▶ [PROBLEM DESCRIPTION]: Repeat the listing exactly as given, omitting every image.

▶ [DATA SEGMENT]:
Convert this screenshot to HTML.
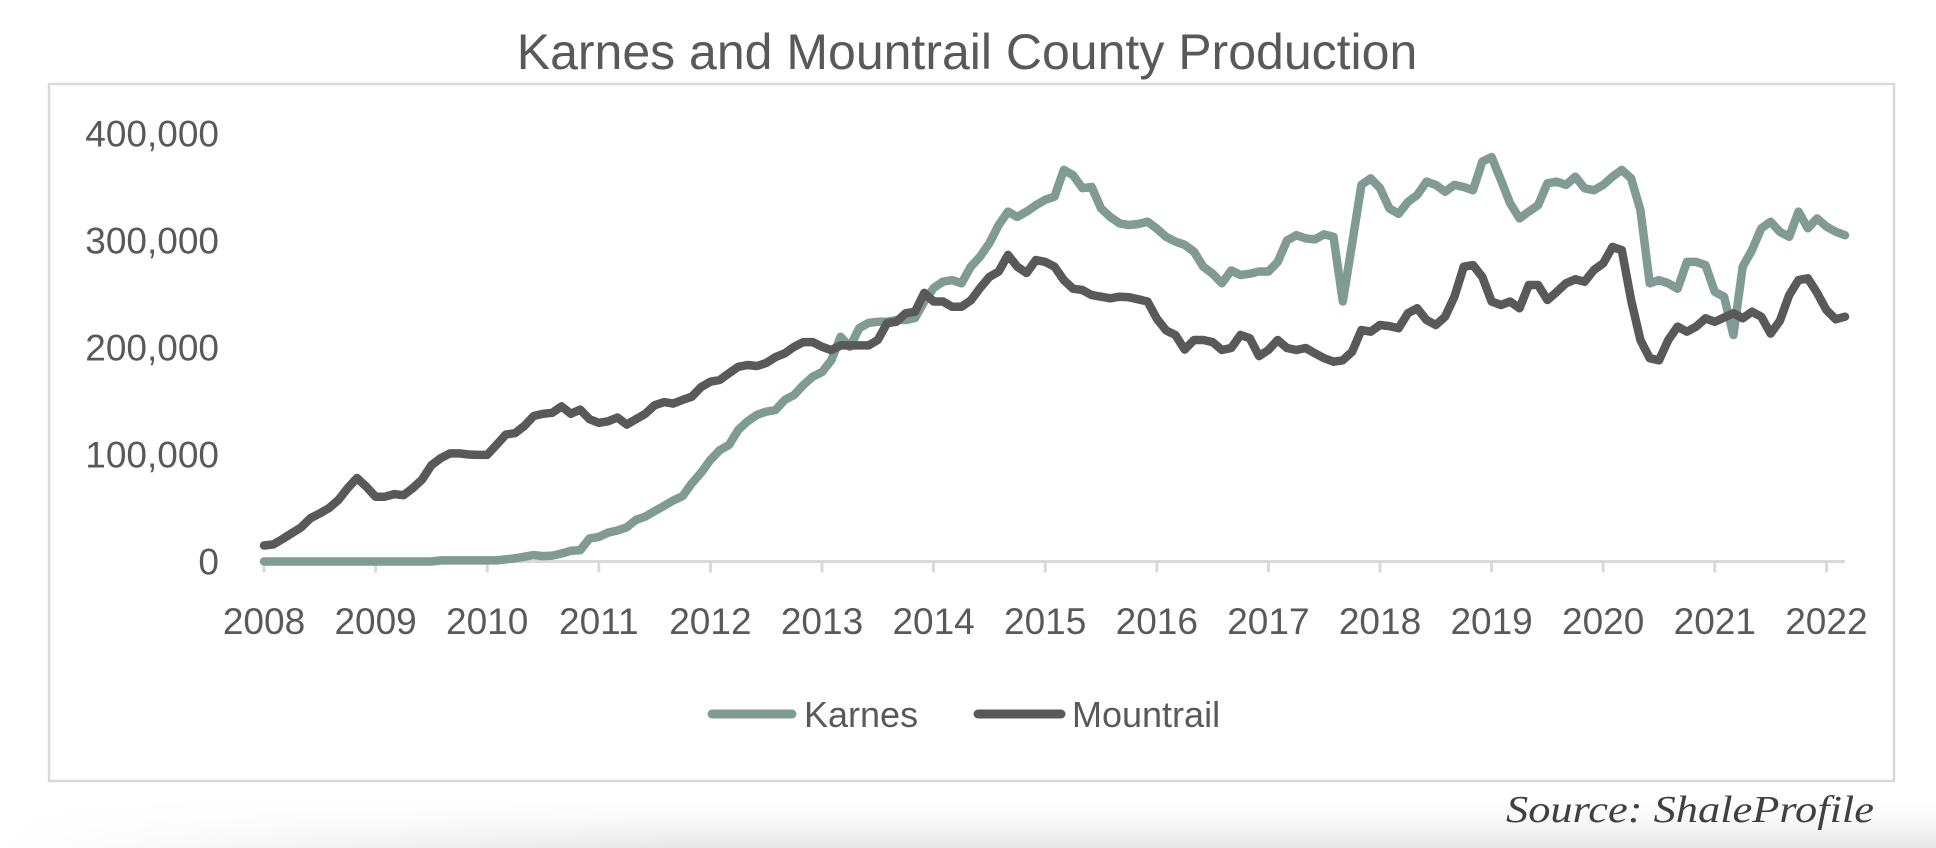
<!DOCTYPE html>
<html><head><meta charset="utf-8"><title>Karnes and Mountrail County Production</title>
<style>html,body{margin:0;padding:0;background:#fff;}svg{display:block;}</style></head>
<body>
<svg id="chart" width="1936" height="848" viewBox="0 0 1936 848" xmlns="http://www.w3.org/2000/svg" font-family="'Liberation Sans', sans-serif">
<defs>
<linearGradient id="shade" x1="0" y1="0" x2="0" y2="1">
<stop offset="0" stop-color="#ffffff" stop-opacity="0"/>
<stop offset="1" stop-color="#e6e6e6" stop-opacity="1"/>
</linearGradient>
<linearGradient id="shadeH" x1="0" y1="0" x2="1" y2="0">
<stop offset="0" stop-color="#ffffff" stop-opacity="1"/>
<stop offset="0.35" stop-color="#ffffff" stop-opacity="0"/>
</linearGradient>
</defs>
<rect x="0" y="0" width="1936" height="848" fill="#fff"/>
<rect x="0" y="790" width="1936" height="58" fill="url(#shade)"/>
<rect x="0" y="790" width="1936" height="58" fill="url(#shadeH)"/>
<text x="967" y="69" text-anchor="middle" font-size="50" fill="#595959">Karnes and Mountrail County Production</text>
<rect x="49" y="84" width="1845" height="697" fill="#fff" stroke="#d9d9d9" stroke-width="2.5"/>
<g id="axes"></g>
<g id="series"></g>
<g>
<line x1="712" y1="714" x2="792" y2="714" stroke="#7f9b94" stroke-width="9" stroke-linecap="round"/>
<text x="804" y="727" font-size="36" fill="#595959">Karnes</text>
<line x1="978" y1="714" x2="1061" y2="714" stroke="#595959" stroke-width="9" stroke-linecap="round"/>
<text x="1072" y="727" font-size="36" fill="#595959">Mountrail</text>
</g>
<text x="1874" y="822" text-anchor="end" font-family="'Liberation Serif', serif" font-style="italic" font-size="38" fill="#404040" textLength="368" lengthAdjust="spacingAndGlyphs">Source: ShaleProfile</text>
</svg>
<script>
const yearLabels = ["2008","2009","2010","2011","2012","2013","2014","2015","2016","2017","2018","2019","2020","2021","2022"];
const yTicks = [0,100000,200000,300000,400000];
const yTickLabels = ["0","100,000","200,000","300,000","400,000"];
// monthly production (thousands), Jan 2008 .. Mar 2022
const karnes = [0,0,0,0,0,0,0,0,0,0,0,0,0,0,0,0,0,0,0,1,1,1,1,1,1,1,2,3,4.5,6,5,5.5,7.5,10,10.6,21.5,23,27,29,32,39,42,47,52,57,
61,73,83,95,104,109,123,131,137,140,141.6,151,155.6,165,172.7,177,188,210,200.7,218,223,224,224,225.7,225.7,227.5,243,255.6,261.5,263,260,275.5,285,297.6,314.5,327,322,327,333,338,341,
366,361,349,350,330,322,316,314.5,315.4,317.6,311,303.5,299,296,289.5,275.5,269,260,272,267.8,269,271,271,280,300,305,302,301,305.8,303.5,243,297,352,358,349,330,325,336,342.5,355,352,345.6,352,350,347,
373.6,378,356.5,334.7,320.7,327,333,353.5,355,352,359.6,348.8,347,352,359.6,366,358,328.5,260,263,260,255,280,280,277,252,247.5,211.7,275.5,291,311.4,317.6,308,303.5,327,311.4,320.7,313,308.2,305];
const mountrail = [15,16,21,26.5,32,40.5,45,50,57.5,68.6,78,70,60.6,60.6,63,62,68.6,76.6,90,96.5,101,101,100,99.6,99.6,109,118.6,120,126.7,136,138,139,145,138,142,133,129.6,131,134.6,128,133,138,146,149,147.6,
151,154,163,168,169.6,176,182,183.6,182.7,185.5,191,194.6,200.7,205,205,200.7,197.6,202,202,202,202,207,222.8,224,232,233.5,251,243,243,238,238,244,255.6,266,271,286.5,275.5,269.6,281.8,280,275.5,
263,255,253.7,249,247.5,246,247.5,247,245,243,227,216,211.7,198,207,207,205,197.7,199.5,211.7,208.6,192,197.7,207,199.5,197.7,199.5,194.6,190,186.7,188,196,216.4,214.8,221,220,218,232,236.6,225.7,221,228.8,247.5,275.5,277,266,
243,239.7,243,236.6,258.4,258.4,244.4,252,260,263.7,261.5,272.4,278.7,294,291,244.4,207,190,188,207,219.5,214.8,219.5,227.3,224,228,232,227.3,233.5,228.8,213,225,249,263,264.7,251,235,226.4,228.8];

const NS = "http://www.w3.org/2000/svg";
const X0 = 264, YEAR_W = 111.6, Y0 = 561.5, PER100K = 107;
function xMonth(i){ return X0 + i * YEAR_W / 12; }
function xYear(i){ return X0 + i * YEAR_W; }
function yVal(v){ return Y0 - v / 100000 * PER100K; }

const axes = document.getElementById('axes');
yTicks.forEach((t, i) => {
  const tx = document.createElementNS(NS, 'text');
  
  
  tx.setAttribute('x', 219); tx.setAttribute('y', yVal(t) + 13);
  tx.setAttribute('text-anchor', 'end'); tx.setAttribute('font-size', '37'); tx.setAttribute('fill', '#595959');
  tx.textContent = yTickLabels[i];
  axes.appendChild(tx);
});
const axisLine = document.createElementNS(NS, 'line');


axisLine.setAttribute('x1', X0); axisLine.setAttribute('x2', 1845);
axisLine.setAttribute('y1', Y0); axisLine.setAttribute('y2', Y0);
axisLine.setAttribute('stroke', '#d9d9d9'); axisLine.setAttribute('stroke-width', '3');
axes.appendChild(axisLine);
yearLabels.forEach((lab, i) => {
  const x = xYear(i);
  const tk = document.createElementNS(NS, 'line');
  
  
  tk.setAttribute('x1', x); tk.setAttribute('x2', x);
  tk.setAttribute('y1', Y0); tk.setAttribute('y2', Y0 + 11);
  tk.setAttribute('stroke', '#d9d9d9'); tk.setAttribute('stroke-width', '3');
  axes.appendChild(tk);
  const tx = document.createElementNS(NS, 'text');
  
  
  tx.setAttribute('x', x); tx.setAttribute('y', 634);
  tx.setAttribute('text-anchor', 'middle'); tx.setAttribute('font-size', '37'); tx.setAttribute('fill', '#595959');
  tx.textContent = lab;
  axes.appendChild(tx);
});

const series = document.getElementById('series');
function drawLine(vals, color, name){
  const pts = vals.map((v, i) => xMonth(i).toFixed(1) + ',' + yVal(v * 1000).toFixed(1)).join(' ');
  const pl = document.createElementNS(NS, 'polyline');
  
  
  pl.setAttribute('points', pts);
  pl.setAttribute('fill', 'none'); pl.setAttribute('stroke', color);
  pl.setAttribute('stroke-width', '8.5'); pl.setAttribute('stroke-linejoin', 'round'); pl.setAttribute('stroke-linecap', 'round');
  series.appendChild(pl);
}
drawLine(karnes, '#7f9b94', 'karnes-line');
drawLine(mountrail, '#595959', 'mountrail-line');
</script>
</body></html>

▶ [ANSWER TO THE TASK]:
Convert this screenshot to HTML.
<!DOCTYPE html>
<html><head><meta charset="utf-8"><title>Karnes and Mountrail County Production</title>
<style>html,body{margin:0;padding:0;background:#fff;}svg{display:block;}</style></head>
<body>
<svg id="chart" width="1936" height="848" viewBox="0 0 1936 848" xmlns="http://www.w3.org/2000/svg" font-family="'Liberation Sans', sans-serif">
<defs>
<linearGradient id="shade" x1="0" y1="0" x2="0" y2="1">
<stop offset="0" stop-color="#ffffff" stop-opacity="0"/>
<stop offset="1" stop-color="#e6e6e6" stop-opacity="1"/>
</linearGradient>
<linearGradient id="shadeH" x1="0" y1="0" x2="1" y2="0">
<stop offset="0" stop-color="#ffffff" stop-opacity="1"/>
<stop offset="0.35" stop-color="#ffffff" stop-opacity="0"/>
</linearGradient>
</defs>
<rect x="0" y="0" width="1936" height="848" fill="#fff"/>
<rect x="0" y="790" width="1936" height="58" fill="url(#shade)"/>
<rect x="0" y="790" width="1936" height="58" fill="url(#shadeH)"/>
<text x="967" y="69" text-anchor="middle" font-size="50" fill="#595959">Karnes and Mountrail County Production</text>
<rect x="49" y="84" width="1845" height="697" fill="#fff" stroke="#d9d9d9" stroke-width="2.5"/>
<g id="axes"></g>
<g id="series"></g>
<g>
<line x1="712" y1="714" x2="792" y2="714" stroke="#7f9b94" stroke-width="9" stroke-linecap="round"/>
<text x="804" y="727" font-size="36" fill="#595959">Karnes</text>
<line x1="978" y1="714" x2="1061" y2="714" stroke="#595959" stroke-width="9" stroke-linecap="round"/>
<text x="1072" y="727" font-size="36" fill="#595959">Mountrail</text>
</g>
<text x="1874" y="822" text-anchor="end" font-family="'Liberation Serif', serif" font-style="italic" font-size="38" fill="#404040" textLength="368" lengthAdjust="spacingAndGlyphs">Source: ShaleProfile</text>
</svg>
<script>
const yearLabels = ["2008","2009","2010","2011","2012","2013","2014","2015","2016","2017","2018","2019","2020","2021","2022"];
const yTicks = [0,100000,200000,300000,400000];
const yTickLabels = ["0","100,000","200,000","300,000","400,000"];
// monthly production (thousands), Jan 2008 .. Mar 2022
const karnes = [0,0,0,0,0,0,0,0,0,0,0,0,0,0,0,0,0,0,0,1,1,1,1,1,1,1,2,3,4.5,6,5,5.5,7.5,10,10.6,21.5,23,27,29,32,39,42,47,52,57,
61,73,83,95,104,109,123,131,137,140,141.6,151,155.6,165,172.7,177,188,210,200.7,218,223,224,224,225.7,225.7,227.5,243,255.6,261.5,263,260,275.5,285,297.6,314.5,327,322,327,333,338,341,
366,361,349,350,330,322,316,314.5,315.4,317.6,311,303.5,299,296,289.5,275.5,269,260,272,267.8,269,271,271,280,300,305,302,301,305.8,303.5,243,297,352,358,349,330,325,336,342.5,355,352,345.6,352,350,347,
373.6,378,356.5,334.7,320.7,327,333,353.5,355,352,359.6,348.8,347,352,359.6,366,358,328.5,260,263,260,255,280,280,277,252,247.5,211.7,275.5,291,311.4,317.6,308,303.5,327,311.4,320.7,313,308.2,305];
const mountrail = [15,16,21,26.5,32,40.5,45,50,57.5,68.6,78,70,60.6,60.6,63,62,68.6,76.6,90,96.5,101,101,100,99.6,99.6,109,118.6,120,126.7,136,138,139,145,138,142,133,129.6,131,134.6,128,133,138,146,149,147.6,
151,154,163,168,169.6,176,182,183.6,182.7,185.5,191,194.6,200.7,205,205,200.7,197.6,202,202,202,202,207,222.8,224,232,233.5,251,243,243,238,238,244,255.6,266,271,286.5,275.5,269.6,281.8,280,275.5,
263,255,253.7,249,247.5,246,247.5,247,245,243,227,216,211.7,198,207,207,205,197.7,199.5,211.7,208.6,192,197.7,207,199.5,197.7,199.5,194.6,190,186.7,188,196,216.4,214.8,221,220,218,232,236.6,225.7,221,228.8,247.5,275.5,277,266,
243,239.7,243,236.6,258.4,258.4,244.4,252,260,263.7,261.5,272.4,278.7,294,291,244.4,207,190,188,207,219.5,214.8,219.5,227.3,224,228,232,227.3,233.5,228.8,213,225,249,263,264.7,251,235,226.4,228.8];

const NS = "http://www.w3.org/2000/svg";
const X0 = 264, YEAR_W = 111.6, Y0 = 561.5, PER100K = 107;
function xMonth(i){ return X0 + i * YEAR_W / 12; }
function xYear(i){ return X0 + i * YEAR_W; }
function yVal(v){ return Y0 - v / 100000 * PER100K; }

const axes = document.getElementById('axes');
yTicks.forEach((t, i) => {
  const tx = document.createElementNS(NS, 'text');
  
  
  tx.setAttribute('x', 219); tx.setAttribute('y', yVal(t) + 13);
  tx.setAttribute('text-anchor', 'end'); tx.setAttribute('font-size', '37'); tx.setAttribute('fill', '#595959');
  tx.textContent = yTickLabels[i];
  axes.appendChild(tx);
});
const axisLine = document.createElementNS(NS, 'line');


axisLine.setAttribute('x1', X0); axisLine.setAttribute('x2', 1845);
axisLine.setAttribute('y1', Y0); axisLine.setAttribute('y2', Y0);
axisLine.setAttribute('stroke', '#d9d9d9'); axisLine.setAttribute('stroke-width', '3');
axes.appendChild(axisLine);
yearLabels.forEach((lab, i) => {
  const x = xYear(i);
  const tk = document.createElementNS(NS, 'line');
  
  
  tk.setAttribute('x1', x); tk.setAttribute('x2', x);
  tk.setAttribute('y1', Y0); tk.setAttribute('y2', Y0 + 11);
  tk.setAttribute('stroke', '#d9d9d9'); tk.setAttribute('stroke-width', '3');
  axes.appendChild(tk);
  const tx = document.createElementNS(NS, 'text');
  
  
  tx.setAttribute('x', x); tx.setAttribute('y', 634);
  tx.setAttribute('text-anchor', 'middle'); tx.setAttribute('font-size', '37'); tx.setAttribute('fill', '#595959');
  tx.textContent = lab;
  axes.appendChild(tx);
});

const series = document.getElementById('series');
function drawLine(vals, color, name){
  const pts = vals.map((v, i) => xMonth(i).toFixed(1) + ',' + yVal(v * 1000).toFixed(1)).join(' ');
  const pl = document.createElementNS(NS, 'polyline');
  
  
  pl.setAttribute('points', pts);
  pl.setAttribute('fill', 'none'); pl.setAttribute('stroke', color);
  pl.setAttribute('stroke-width', '8.5'); pl.setAttribute('stroke-linejoin', 'round'); pl.setAttribute('stroke-linecap', 'round');
  series.appendChild(pl);
}
drawLine(karnes, '#7f9b94', 'karnes-line');
drawLine(mountrail, '#595959', 'mountrail-line');
</script>
</body></html>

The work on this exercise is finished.